By now, the news is out that a new edition of D&D is on its way. While I’m looking forward to further playtesting on this new edition, I’m not quite ready to leave 4e behind completely. There’s still at least one more campaign I’d like to run using it.
Of course, as a game designer, I can’t help but still tinker with some of the pieces. I’ve done it before with the game, and have thought about further hacks. In the context of a new edition, there are any number of ways that an edition after 4th edition could go, while still building on the foundation of the game. While the publicly available info on the game seems to suggest that the new version will be different, hewing to ideas created in pre-4e editions, I have a few ideas for how a closer to 4e new edition could have gone. Here’s a few ideas for the D&D hackers out there.
This version of D&D would use the new Gamma World as its model (minus the cards.) Attacks, damage, defenses, etc. scale at +1 per level. Damage can be swingy, but if you can get through a combat, you recover all your HP at the end. Races and classes form your two templated halves (which could be random, or not.) Your class and race each give you a primary stat, then roll 3d6 in order for the rest. You get skill bonuses from your class and race, plus a random one. Feats are also a thing of the past.
One thing that I really wish D&D would adopt that I could never see happening? Generic weapons stats: two-handed weapons do this, one-handed weapons do that, add a few attributes to customize (this one has this property, so it’s an axe!), and done.
Static Numbers, Better Powers
Another alternative would be to toss out the “plus half level” concept entirely. You get your baseline attack bonus, defenses, etc. at character creation. Feats, items, and other pieces may still tweak those bonuses. However, your powers continue to get better still, dealing more damage, inflicting harsher conditions, and generally being more powerful. HPs still increase though, so the attacks from lower level bad guys matter less and less, even if they can still hit you. Likewise, the bad guys are doing the same, so while a goblin remains equally easy to hit or miss, their relatively lower hit points means they could automatically become minions in a way after enough levels. This concept is what I was roughly going for with E11.
One aspect of 4e that gives it the “combat-centric” reputation is how many powers are combat powers. However, there’s nothing about the powers system in and of itself that suggests this. Powers are merely templated ways to standardize how characters affect the game world, giving you range, what you roll to have it be successful, the effect, how often you can use it and so on. Thus, there’s no reason you couldn’t still use that format to open up the range of powers.
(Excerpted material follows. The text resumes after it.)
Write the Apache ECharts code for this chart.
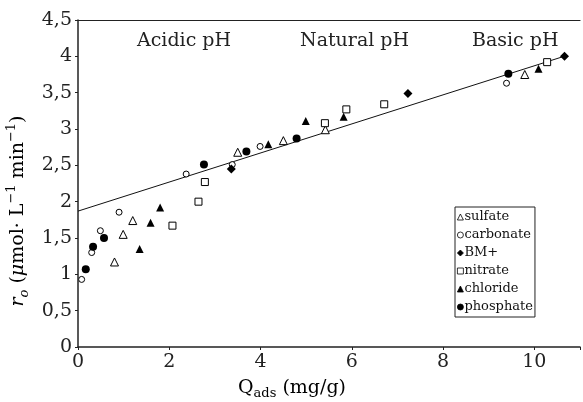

You still have your combat powers. You have utility powers as well, though the kind that aren’t usable in a fight like many of the utilities are. So more “gain a bonus to a skill” than “teleport 6 squares and get a bonus to attack.” Then you also have social powers, like a daily power that lets you find the word on the street, or a power that automatically lets you detect a lie. You could have investigative powers that point you in the right direction. All the utility style spells, something covered now by rituals, could make a comeback as powers, like your Rope Tricks and your Patternweaves and your Goodberries.
To take it further, I’d force every class to take a mix of combat and non-combat powers, the former like 4e to make sure that everyone can contribute meaningfully to a fight against monsters, the latter to round out the non-encounter portions and provide interesting flavor. The non-combat powers could even overlap interestingly with themes, the intersection of theme, race, and class giving you your powers. Currently, we have racial utilities, skill powers, theme powers and optional theme utilities. Mix those altogether and bring those to the forefront, and I think you’d have an interesting game.
Are there any major 4e hacks that you’ve experimented with?